OneDrive can upload live photos from an iPhone

Dec 16, 2020 18:33 GMT  ·  By

Microsoft has just announced that its official OneDrive app for iOS devices can now upload Live Photos taken with an iPhone.

In other words, the app can now handle live photos just like a native client, so if you use OneDrive on your iPhone, you can configure it to automatically upload such images in the cloud.

Needless to say, you just need to enable the automatic camera roll upload, and then OneDrive will take care of everything for you. Of course, you can also manually upload live photos if you want to.

This feature requires at least iOS 13 and OneDrive must be build 12.11 or newer.

“If you have uploaded Live Photos from your device prior to OneDrive’s support of Live Photos, then these were stored in OneDrive as still photos by default. However, you can easily re-upload these to OneDrive as Live Photos. To do this, make sure you are on OneDrive app build 12.11 or higher and iOS 13 or higher. Then go to the OneDrive Settings > tap “Camera Upload” > tap “Reupload from Original Formats” > toggle ON the switch labeled “Reupload Still Photos as Live Photos”. Note: This action cannot be undone and will upload Live Photos in their original format (by default, iOS devices capture Live Photos in the HEIC format which some Windows and Android devices can’t display),” Microsoft explains.

Very worth knowing is that uploading live photos in OneDrive is only supported for personal accounts, as Microsoft hasn’t added support for work or school accounts at this point.

If you want to view a live photo in OneDrive, it’s enough to just press and hold on the picture, just like you do on an iPhone.

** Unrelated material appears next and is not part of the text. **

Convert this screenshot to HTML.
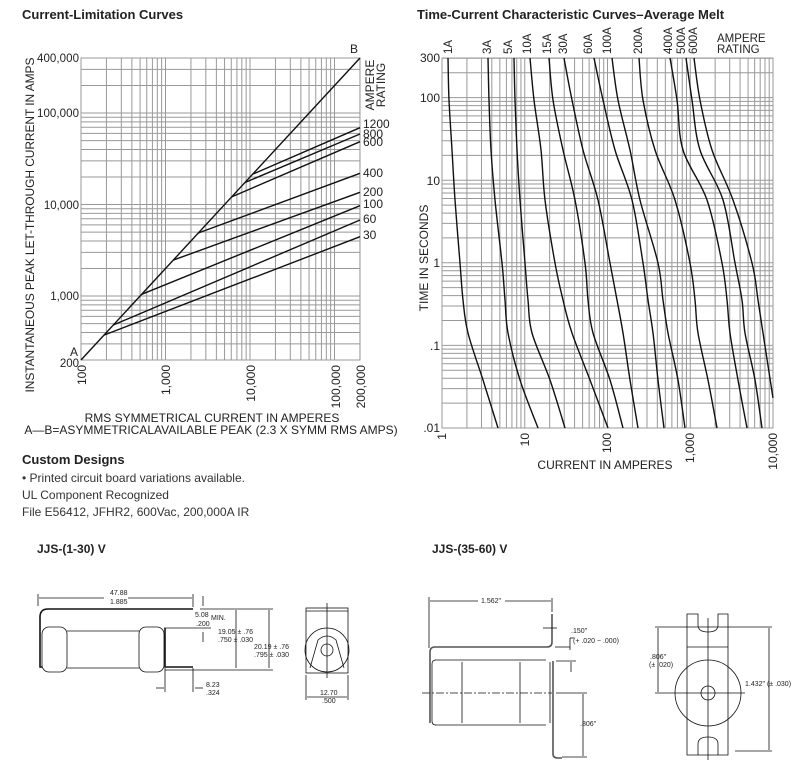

Obviously, the whole purpose was to make the entire experience as native as possible, so iPhone users will find everything pretty familiar.

Similar functionality is also supported on the web (if you load OneDrive in the browser), only that this time you need to click or tap the live badge in the top left corner.

One feature currently missing in OneDrive for iOS is support for editing live photos. Microsoft explains that any modifications made to such an image transform it into a still photo, so for the time being, you need to do all edits on your iPhone and only then have the image uploaded to OneDrive. Obviously, this isn’t necessarily the most convenient solution, but for the time being, it’s the only way to get around the limitation.

“Editing of Live Photos is not currently supported in OneDrive. If you change a Live Photo by performing a rotate, markup, crop, or other edit, OneDrive will save the edits as a still photo. If you would like to revert these changes and restore the photo to the original Live Photo, you can do this by clicking on the Version History command for the photo on OneDrive for web, and clicking “Restore” on the previous version. Note, previous versions are kept in version history for 30 days,” Microsoft says.

One very important detail that everybody must have in mind is that live photos obviously eat up much more space than a simple image, so if you configure the automatic upload of the camera roll to the cloud, there’s a chance you’ll run out of storage much faster.

By default, OneDrive comes with just 5GB of free storage, but more is available with a monthly subscription should you want to store more files in Microsoft’s cloud storage.